Living in a shack out in the swamps, they made do by hunting down alligators and other animals. To the good people of Jacknife, Louisiana, they are troublemakers and outcasts, the kind of people you wouldn’t want in your community.

So, when Cutter Labasque is found face down in the muddy swamp, no one seems to care, not even her two brothers. The only person who questions the official verdict of suicide is Cutter’s childhood friend, Loyal May, who has just returned home to care for her mother. When she left town at eighteen years old, she betrayed Cutter. Now with a ragtag group from the local paper where she works, Loyal goes in search of answers, uncovering a web of deceit and corruption that implicates those in town. It may be too late to apologize to Cutter, but Loyal has restitution in mind.

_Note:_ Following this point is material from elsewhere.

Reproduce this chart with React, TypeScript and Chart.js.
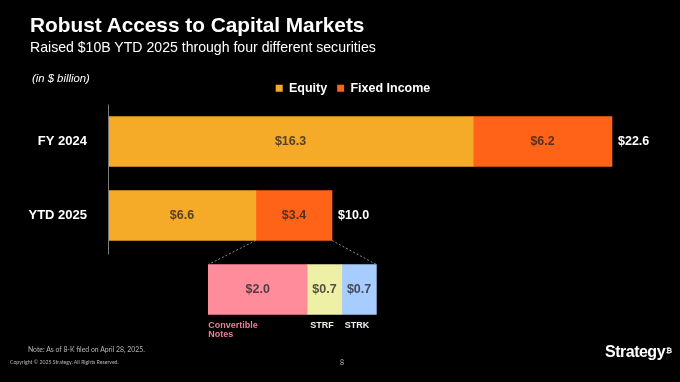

I didn’t like any of these characters except maybe Sasha—and what was up with the staples in his hair? Excellent setting description and worldbuilding here…enough that the small town feel almost made me nauseous. Seriously. A place this tiny and run down is a no for me. I don’t really feel like there was any resolution with the whistling/masks in the woods or the dirty cops, so the ending felt a bit unresolved to me, and Loyal wasn’t likable enough for me to get truly invested in this story.

Anna Bailey is the author of Our Last Wild Days.

(Galley courtesy of Atria Books in exchange for an honest review.)

(Blog link live 5/24).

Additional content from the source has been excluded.